At the end of the first week, my family and I took a quick trip to Paducah, Kentucky. This gave me two more data points to consider. First, on the way up I-24 a very important call dropped. This is an example of not being able to trust the network and also not being willing to test it out. It could be that the call would have dropped even if I was using my AT&T phone. But since I can not test concurrently, I attribute the failure to Project Fi. Additionally, I also discovered that while on the call, I could not use data. This problem is well documented for Sprint LTE, but I seemed to be on T-Mobile service. You can see from the screenshot that, unfortunately, the signal had dropped down to GSM, eliminating the ability to use voice and data concurrently.

Screenshot_2015-07-29-11-11-41-e1439229248721

After using AT&T for so long with concurrent data, this would be a very hard thing to accept. Second, upon arriving in our Paducah Airbnb in Lowertown, I quickly discovered that I had zero coverage on Project Fi. No T-Mobile and no Sprint. This was the final, perhaps defeating blow. If I’m in a relatively large town, I expect coverage. The coverage maps for both Sprint and T-Mobile show LTE coverage, and the T-Mobile map even shows Customer Verified on the exact spot I was testing.

Screenshot-2015-08-10-13.02.56

As you may have figured out by now, the answer to my opening question is no. Project Fi is not reliable enough right now to deserve my faithfulness. I know enough both technically and experientially to realize that what they are trying to do is very hard. Switching between three sources of signals (WiFi, Sprint, T-Mobile) compounded by multiple types of signal (GSM, EDGE, EVDO, LTE, etc.) per source is incredibly complex. However, in talks with their tech support I also know that of any company out there, they are the best suited to figure it out. Why? Because so much of this is signal data collection against geographical data background. Their experience with Google Maps gives them an advantage over other parties that might try to do the same thing. Over time, they will be able to optimize the hand-offs based on location, direction, speed, equipment, time of day, season, and weather. The big question is if that optimized hand-off network will ever be as reliable as other, single-sourced networks. Only time and experience will tell.

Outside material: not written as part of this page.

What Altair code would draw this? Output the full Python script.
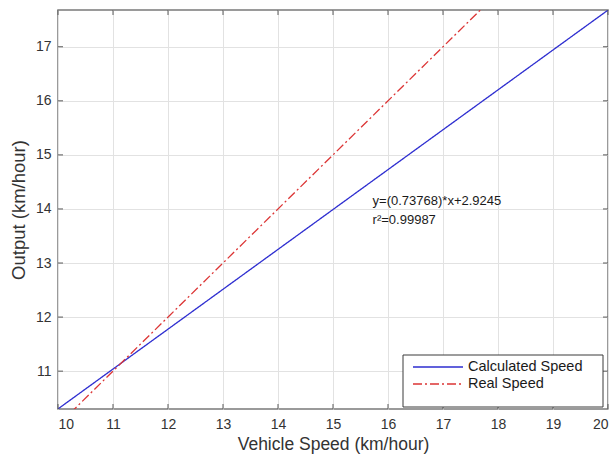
import altair as alt
import pandas as pd

# ---- data ----
speed = [10, 20]
calculated = [10.3013, 17.6781]
real = [10, 20]
series = ["Calculated Speed", "Real Speed"]
series_colors = ["#2e2ed0", "#dc3535"]
series_dash = [[1, 0], [9, 3, 2, 3]]
x_ticks = [10, 11, 12, 13, 14, 15, 16, 17, 18, 19, 20]
y_ticks = [11, 12, 13, 14, 15, 16, 17]
annot_text = ["y=(0.73768)*x+2.9245", "r²=0.99987"]
annot_x = [15.72, 15.72]
annot_y = [14.14, 13.79]

W, H = 550, 399
FONT = "Liberation Sans"
x_dom = [10, 20]
y_dom = [10.3, 17.68]

lines_df = pd.DataFrame({
    "speed": speed + speed,
    "out": calculated + real,
    "series": [series[0]] * len(speed) + [series[1]] * len(speed),
})

xs = alt.Scale(domain=x_dom, nice=False, zero=False)
ys = alt.Scale(domain=y_dom, nice=False, zero=False)

base_axes = alt.Chart(lines_df).mark_line(clip=True, strokeWidth=1.3).encode(
    x=alt.X("speed:Q", scale=xs,
            axis=alt.Axis(title="Vehicle Speed (km/hour)", values=x_ticks, format="d",
                          tickSize=0, labelPadding=8, titlePadding=4, titleFontSize=17.5)),
    y=alt.Y("out:Q", scale=ys,
            axis=alt.Axis(title="Output (km/hour)", values=y_ticks, format="d",
                          tickSize=0, labelPadding=7, titlePadding=7, titleFontSize=18.5)),
    color=alt.Color("series:N", scale=alt.Scale(domain=series, range=series_colors), legend=None),
    strokeDash=alt.StrokeDash("series:N", scale=alt.Scale(domain=series, range=series_dash), legend=None),
)

xt = pd.DataFrame({"v": x_ticks})
yt = pd.DataFrame({"v": y_ticks})
tick_col = "#5a5a5a"
xtick_b = alt.Chart(xt).mark_rule(color=tick_col).encode(
    x=alt.X("v:Q", scale=xs), y=alt.value(H), y2=alt.value(H - 5))
xtick_t = alt.Chart(xt).mark_rule(color=tick_col).encode(
    x=alt.X("v:Q", scale=xs), y=alt.value(0), y2=alt.value(5))
ytick_l = alt.Chart(yt).mark_rule(color=tick_col).encode(
    y=alt.Y("v:Q", scale=ys), x=alt.value(0), x2=alt.value(5))
ytick_r = alt.Chart(yt).mark_rule(color=tick_col).encode(
    y=alt.Y("v:Q", scale=ys), x=alt.value(W), x2=alt.value(W - 5))

annot_df = pd.DataFrame({"t": annot_text, "x": annot_x, "y": annot_y})
annot = alt.Chart(annot_df).mark_text(
    align="left", baseline="middle", font=FONT, fontSize=13, color="#1a1a1a"
).encode(x=alt.X("x:Q", scale=xs), y=alt.Y("y:Q", scale=ys), text="t:N")

# legend box (manual, MATLAB style)
leg_df = pd.DataFrame({"s": ["box"]})
leg_box = alt.Chart(leg_df).mark_rect(fill="white", stroke="#3a3a3a", strokeWidth=1).encode(
    x=alt.value(345), x2=alt.value(545), y=alt.value(345), y2=alt.value(397))

leg_layers = []
for i, name in enumerate(series):
    d = pd.DataFrame({"s": [name]})
    yy = 357 + 17 * i
    leg_layers.append(
        alt.Chart(d).mark_rule(strokeWidth=1.3, strokeDash=series_dash[i], color=series_colors[i]).encode(
            x=alt.value(355), x2=alt.value(405), y=alt.value(yy)))
    leg_layers.append(
        alt.Chart(d).mark_text(align="left", baseline="middle", font=FONT, fontSize=14.5,
                               color="#1a1a1a").encode(
            x=alt.value(410), y=alt.value(yy), text="s:N"))

chart = alt.layer(
    base_axes, xtick_b, xtick_t, ytick_l, ytick_r, annot, leg_box, *leg_layers
).properties(
    width=W, height=H,
    autosize=alt.AutoSizeParams(type="none"),
    padding={"left": 58, "top": 10, "right": 8, "bottom": 48},
).configure_view(
    stroke="#7a7a7a", strokeWidth=1.5
).configure_axis(
    domain=False, grid=True, gridColor="#e2e2e2", gridWidth=1,
    labelFont=FONT, labelFontSize=14, labelColor="#333333",
    titleFont=FONT, titleFontWeight="normal", titleColor="#333333",
)

chart.save("out.html", embed_options={"renderer": "svg", "actions": False})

So where does that leave me and my Nexus 6? I see two choices. One is to ditch Project Fi, put my AT&T SIM in my Nexus 6, and sell my Galaxy 5. Two is to keep Project Fi around, paying $20-30 per month as my curiosity tax, using it from time to time to keep tabs on progress and diversify my network coverage. This latter possibility came to mind last week when AT&T had a regional data outage. My AT&T phone had no data access for over three hours and without my Project Fi phone, I would not have been able to use Google Maps to get to a location I had never been to before, or forward an important document through email at a conference later on. I could keep both phones or just keep both SIMs and swap them out when needed or desired.

I want to believe in Project Fi. Just as Apple and the iPhone paved the way for carriers to become dumb pipes, I see Google as paving the way for wireless data to be a commodity, much like electricity and water. Their pricing is already putting pressure on the major players, joining T-Mobile and Sprint to help erode the contracts and subsidies that have ruled the U.S. carrier ecosystem for so long. Verizon is the latest carrier to announce a move away from contracts and to more simplified pricing. In the long term, this will be good for all of us.